Rober Racine: Embrasser avec la langue
Ce qu’il y a de bien avec notre époque, c’est qu’un homme comme Rober Racine se fait reconnaître comme créateur plutôt que de passer pour un fou. La définition que l’on se fait du métier d’artiste est assez souple pour accueillir les brillantes folies d’un tel dingue de la langue, même quand les folies en question dépassent tout à fait l’entendement.

Parmi les réalisations de ce peintre-auteur-compositeur-comédien-sculpteur-essayiste, on retiendra, hormis quelques romans à la poésie débridée, des réalisations comme son adagio pour «signatures anonymes», une ouvre sonore composée des bruissements créés par la plume lorsque les gens apposent leur signature, ou bien son interprétation, à lui seul, des soixante-sept personnages d’un feuilleton radiophonique. Pas banal, dites-vous?

Nous parlons ici de quelqu’un qui a joué au piano, quatorze heures durant, les Vexations d’Érik Satie, retranscrit à la main l’ouvre complète de Flaubert (pour l’avoir «dans le poignet», qu’il dit…) ou encore découpé un à un les 55 000 mots du Petit Robert pour les intégrer à un vaste montage visuel où les termes, collés à des bâtonnets, sont plantés sur une large surface évoquant une grande page blanche. Ce qui restait du dictionnaire allait ensuite faire l’objet d’enluminures et être intégré au concept des Pages-Miroirs, où les mots sont reflétés à l’infini.

L’entreprise a aussi donné lieu à une étude musicale de la langue française. Racine a répertorié tous les mots contenant une syllabe apparentée à une note de musique (do, ré, mi…), puis classé les mots par familles de lettres. Il s’agissait ensuite d’établir une partition, selon certaines règles rythmiques, puis de l’interpréter au piano. L’une des conclusions de ce travail est du plus haut intérêt: la langue française est accordée en «la», puisque cette syllabe est celle qui revient le plus souvent.

La plus attrayante de ses conceptions demeure sans doute celle d’un grand parc de la langue française, un lieu physique où les visiteurs pourraient se balader d’un mot à l’autre, ces derniers étant inscrits sur de petits panneaux accompagnés de leur définition. La démarche est expliquée dans le livre Le Dictionnaire, suivi de La Musique des mots (L’Hexagone, 1998). L’ouvrage comprend également un disque, soit l’interprétation de son découpage «mélodique» du français.

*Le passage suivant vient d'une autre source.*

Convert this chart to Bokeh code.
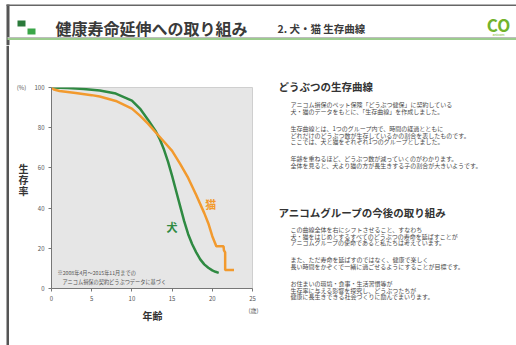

Le plus étonnant, c’est encore la pertinence et la beauté, souvent la charge émotive, de réalisations qui pourraient n’être qu’exercices de style. Sans blague: la musique du Dictionnaire s’écoute agréablement et n’est pas dénuée d’intérêt mélodique.

De son propre aveu, Rober Racine est avant tout tenté par l’écriture. Alors pourquoi toutes ces ouvres structurelles, qui exploitent les mots comme éléments d’une construction visuelle ou musicale? Dans Le Dictionnaire, l’auteur nous met sur la piste: «Je dis souvent que j’aurais pu écrire Les Pages-Miroirs. […] L’histoire d’un être bizarre qui découpe tous les mots du dictionnaire pour ensuite en enluminer les retailles, les pages restantes. Mais non. Au lieu de les écrire, je les ai faites. J’ai voulu mettre un peu de lumière dans cette vaste illusion qu’est le dictionnaire.»

À quarante ans et des poussières d’étoiles, Rober Racine est l’un de nos artistes les plus originaux, et s’il est vrai que sa carrière demeure discrète, il faut y voir la marche d’un esthète qui fait discrètement beaucoup de bruit et qui ouvre modestement dans le registre de la démesure.